Beyond that there is also always the significance of the object for me that I have always tried to understand. I went to Harvard to research their story in the Ehrmann collection and they have a necklace that Vanzetti made for his lawyer's wife. It is simple made of small beads, daisy chains. But to have held in my hand something that Vanzetti's hands touched and crafted is a powerful moment. And I have always been trying to understand that power of objects.
You indicate that you have received "generous" contributions from foundations, how was this achieved? Did they see the political message behind the puppetry and the dark humor?
You never know exactly why a foundation decides to grant you money- the only basis you have are their mission statements. So some of the grants were specifically given to me for the puppetry- whether the board who decided were influenced by the politics I don't know. One grant- the Puffin Foundation- specifically notes that they give money to works that are out of the mainstream in terms of race, gender, or social philosophy. SO I believe the politics of this work helped secure those funds.
I saw a section of the play, the historical background of the lives of the two executed men, you called it "History; Taco and Spaghetti", referring to their trip to Mexico. Frankly, the imagery, the puppetry cannot be more stereotypical of Italians and Mexicans, almost if not totally offensive. Why did you choose to do this?
There were two scenes in that video- "The History of Sacco and Vanzetti as told through a series of objects in no particular order" and "Taco and Spaghetti." You are talking about The Taco and Spaghetti scene, which is based on the Punch and Judy/ Pulcinella puppetry that dates back to the 1600s in Italy. Punch is an offensive obnoxious character who beats his wife, throws his baby out the window, etc. So that is the reason the characters are so base and ridiculous. The same with the name. The scene is partially a loose historical account of Sacco and Vanzetti's time in Mexico when they were avoiding fighting in World War One. It is also a (warped) dream sequence of the possible future they could have had if history had been different and they had been freed. What would have happened to them? Though much of the world would have been thrilled, there also was a section of U.S. society that would have thought they were murderers on the loose.
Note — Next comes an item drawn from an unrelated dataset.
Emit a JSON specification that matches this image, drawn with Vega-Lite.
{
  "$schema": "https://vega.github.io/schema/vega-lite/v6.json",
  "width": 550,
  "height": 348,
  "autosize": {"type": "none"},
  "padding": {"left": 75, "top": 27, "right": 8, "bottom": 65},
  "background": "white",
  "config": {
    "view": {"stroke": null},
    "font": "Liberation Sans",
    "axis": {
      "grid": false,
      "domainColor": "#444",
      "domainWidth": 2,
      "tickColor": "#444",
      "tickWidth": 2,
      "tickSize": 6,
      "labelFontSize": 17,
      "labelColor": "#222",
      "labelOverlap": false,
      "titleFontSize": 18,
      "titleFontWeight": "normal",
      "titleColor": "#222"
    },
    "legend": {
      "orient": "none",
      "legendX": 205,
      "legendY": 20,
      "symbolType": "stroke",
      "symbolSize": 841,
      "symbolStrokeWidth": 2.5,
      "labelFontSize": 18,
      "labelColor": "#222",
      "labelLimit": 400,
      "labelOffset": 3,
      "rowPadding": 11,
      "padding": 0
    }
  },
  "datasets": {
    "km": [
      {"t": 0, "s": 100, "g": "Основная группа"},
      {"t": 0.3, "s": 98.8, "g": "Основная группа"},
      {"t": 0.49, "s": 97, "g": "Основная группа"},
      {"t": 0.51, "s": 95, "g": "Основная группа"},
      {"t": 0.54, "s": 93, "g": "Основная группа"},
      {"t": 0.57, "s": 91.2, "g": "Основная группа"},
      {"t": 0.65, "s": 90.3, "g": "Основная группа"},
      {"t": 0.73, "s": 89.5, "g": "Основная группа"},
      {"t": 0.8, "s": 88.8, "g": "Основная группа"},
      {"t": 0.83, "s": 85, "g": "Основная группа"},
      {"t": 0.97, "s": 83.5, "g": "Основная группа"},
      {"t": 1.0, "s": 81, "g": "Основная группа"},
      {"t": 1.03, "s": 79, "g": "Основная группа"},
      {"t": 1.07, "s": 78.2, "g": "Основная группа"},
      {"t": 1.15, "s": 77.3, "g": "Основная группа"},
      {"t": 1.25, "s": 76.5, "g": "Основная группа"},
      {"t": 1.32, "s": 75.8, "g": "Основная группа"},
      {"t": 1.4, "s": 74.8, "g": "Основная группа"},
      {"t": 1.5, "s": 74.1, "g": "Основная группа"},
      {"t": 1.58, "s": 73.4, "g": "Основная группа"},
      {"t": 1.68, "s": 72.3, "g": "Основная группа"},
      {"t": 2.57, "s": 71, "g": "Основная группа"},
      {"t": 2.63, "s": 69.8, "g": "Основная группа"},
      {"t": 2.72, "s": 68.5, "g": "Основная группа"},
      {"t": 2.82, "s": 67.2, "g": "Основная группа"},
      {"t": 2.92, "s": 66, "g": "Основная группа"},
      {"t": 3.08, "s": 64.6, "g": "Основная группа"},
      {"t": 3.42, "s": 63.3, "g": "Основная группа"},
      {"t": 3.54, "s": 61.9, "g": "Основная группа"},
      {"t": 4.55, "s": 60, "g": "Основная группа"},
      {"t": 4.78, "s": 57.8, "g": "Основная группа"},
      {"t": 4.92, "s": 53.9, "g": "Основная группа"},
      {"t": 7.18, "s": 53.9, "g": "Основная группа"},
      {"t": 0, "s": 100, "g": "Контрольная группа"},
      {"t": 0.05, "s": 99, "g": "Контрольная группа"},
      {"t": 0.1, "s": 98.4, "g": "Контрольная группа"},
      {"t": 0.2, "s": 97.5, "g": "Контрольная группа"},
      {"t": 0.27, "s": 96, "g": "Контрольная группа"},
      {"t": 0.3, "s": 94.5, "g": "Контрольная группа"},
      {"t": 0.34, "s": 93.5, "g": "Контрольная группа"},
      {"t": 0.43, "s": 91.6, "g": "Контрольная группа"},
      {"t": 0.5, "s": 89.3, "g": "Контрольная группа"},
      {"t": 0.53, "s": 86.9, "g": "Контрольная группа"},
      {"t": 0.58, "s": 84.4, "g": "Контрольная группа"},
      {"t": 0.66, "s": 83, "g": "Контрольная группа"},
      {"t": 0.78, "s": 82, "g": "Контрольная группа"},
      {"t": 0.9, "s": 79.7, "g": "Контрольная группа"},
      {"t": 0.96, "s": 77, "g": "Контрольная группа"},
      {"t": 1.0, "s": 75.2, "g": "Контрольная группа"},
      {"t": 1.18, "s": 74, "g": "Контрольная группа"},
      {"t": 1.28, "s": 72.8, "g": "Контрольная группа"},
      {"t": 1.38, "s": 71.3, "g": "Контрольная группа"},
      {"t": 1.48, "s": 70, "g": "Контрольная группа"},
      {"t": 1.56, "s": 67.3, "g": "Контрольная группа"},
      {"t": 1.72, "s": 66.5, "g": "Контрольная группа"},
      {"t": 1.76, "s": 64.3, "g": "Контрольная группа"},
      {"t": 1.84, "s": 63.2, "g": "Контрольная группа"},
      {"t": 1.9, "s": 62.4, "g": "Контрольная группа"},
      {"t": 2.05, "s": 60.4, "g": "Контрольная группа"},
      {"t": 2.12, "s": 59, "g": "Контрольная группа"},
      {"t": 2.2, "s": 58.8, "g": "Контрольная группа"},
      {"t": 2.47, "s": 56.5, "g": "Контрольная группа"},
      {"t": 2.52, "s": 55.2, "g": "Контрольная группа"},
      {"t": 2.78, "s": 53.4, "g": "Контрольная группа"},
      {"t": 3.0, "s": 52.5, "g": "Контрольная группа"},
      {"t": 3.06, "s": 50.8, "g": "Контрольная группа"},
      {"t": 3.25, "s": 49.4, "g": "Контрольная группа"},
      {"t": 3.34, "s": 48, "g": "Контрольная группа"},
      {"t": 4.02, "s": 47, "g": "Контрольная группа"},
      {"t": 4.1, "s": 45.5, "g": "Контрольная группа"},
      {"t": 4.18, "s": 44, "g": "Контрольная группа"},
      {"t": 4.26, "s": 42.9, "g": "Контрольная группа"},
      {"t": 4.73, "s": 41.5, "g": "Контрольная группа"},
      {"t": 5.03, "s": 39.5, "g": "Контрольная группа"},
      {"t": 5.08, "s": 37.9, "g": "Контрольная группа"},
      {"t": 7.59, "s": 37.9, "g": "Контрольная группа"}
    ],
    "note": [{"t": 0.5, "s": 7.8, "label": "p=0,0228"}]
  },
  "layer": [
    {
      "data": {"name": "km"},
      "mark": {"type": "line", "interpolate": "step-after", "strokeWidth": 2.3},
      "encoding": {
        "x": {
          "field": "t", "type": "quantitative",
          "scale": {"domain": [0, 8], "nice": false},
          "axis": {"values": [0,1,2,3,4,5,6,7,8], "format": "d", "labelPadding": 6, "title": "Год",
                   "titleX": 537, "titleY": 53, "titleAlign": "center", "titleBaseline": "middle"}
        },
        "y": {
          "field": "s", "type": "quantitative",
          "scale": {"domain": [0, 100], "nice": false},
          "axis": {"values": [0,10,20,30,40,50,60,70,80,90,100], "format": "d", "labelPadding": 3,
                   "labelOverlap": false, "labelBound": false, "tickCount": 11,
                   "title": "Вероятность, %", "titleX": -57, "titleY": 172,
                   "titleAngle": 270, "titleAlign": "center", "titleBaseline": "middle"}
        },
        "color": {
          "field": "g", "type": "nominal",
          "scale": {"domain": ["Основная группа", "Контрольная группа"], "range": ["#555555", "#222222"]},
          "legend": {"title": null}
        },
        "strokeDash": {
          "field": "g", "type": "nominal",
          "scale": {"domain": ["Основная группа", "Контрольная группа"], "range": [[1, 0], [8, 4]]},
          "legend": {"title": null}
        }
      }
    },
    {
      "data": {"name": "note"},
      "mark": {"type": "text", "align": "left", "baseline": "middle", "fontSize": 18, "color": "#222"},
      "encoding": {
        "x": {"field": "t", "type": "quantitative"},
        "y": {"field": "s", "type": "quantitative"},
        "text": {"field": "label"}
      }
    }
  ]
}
I don't think they would have been able to stay in the US, so I imagined them moving to Mexico. And since Sacco and Rocina used to perform skits sometimes at labor rallies, strikes etc, I imagined Sacco and Vanzetti forming a comedy troupe. But this imaginary world is warped by all the forces around it and it ends up being a brutal "Punch and Judy" version of what could have happened.
This brings me to the fundamental question. What do you want to achieve with this play?
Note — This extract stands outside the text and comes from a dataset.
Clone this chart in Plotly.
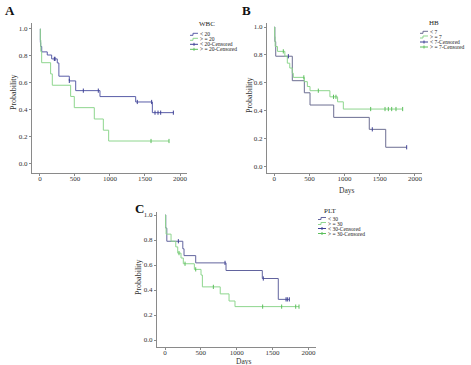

I want to partially help Sacco and Vanzetti live on by spreading the word about them. I also want to metaphorically help them live on by giving them new robotic and virtual bodies (Vanzetti is played by a robot and Sacco is played by a virtual video game engine character).
I also find their story one of the most complex, fascinating and heart wrenching stories I have ever heard and I have been trying to convey that through my chosen medium. I feel that the same things are happening today- too many people are being executed on flimsy evidence. Dos Passos wrote after the execution "OK we are two nations." I still believe we are two nations, and the divide is getting even worse. Thus their story is ever more important to be retold, so that their might be hope that we can stop repeating it.
You are definitely using comic recourse throughout the play. Is this just comedy? If so, why use such serious case, such horrible circumstances, such historical injustice to have your audience laughing throughout the play?
It is not 'just comedy;' I actually doubt that even exists. I start the show with a description of objects, and I connect their story to the Oklahoma City Murrah Building bombing, in which my mother almost died. When McVeigh was on trial, my mother was one of the survivors who was arguing in the media that McVeigh should not be given the death penalty, she was so morally opposed to it. With Sacco and Vanzetti, you as a bystander are tortured along with them, watching seven years unfolding, the two never being able to escape the machinations of a fouled social system. It was partially fouled because people saw things in Black and White- you are either for us or against us. These stories and the moral positioning within them are actually so nuanced- there is no black and white, it is all grey. I have been trying to convey that greyness through my performance by embracing the funny, the serious, and the tragic throughout, without reverting to black and white detailing.
I would also like to say that the most touching and inspiring aspect of the the two men is their base humanity. Their humor, their earnest want of the simple things- a garden, a book- and their embrace of a utopian ideal to keep them moving forward- that is what I am trying to convey through the tactics I have used to tell their story.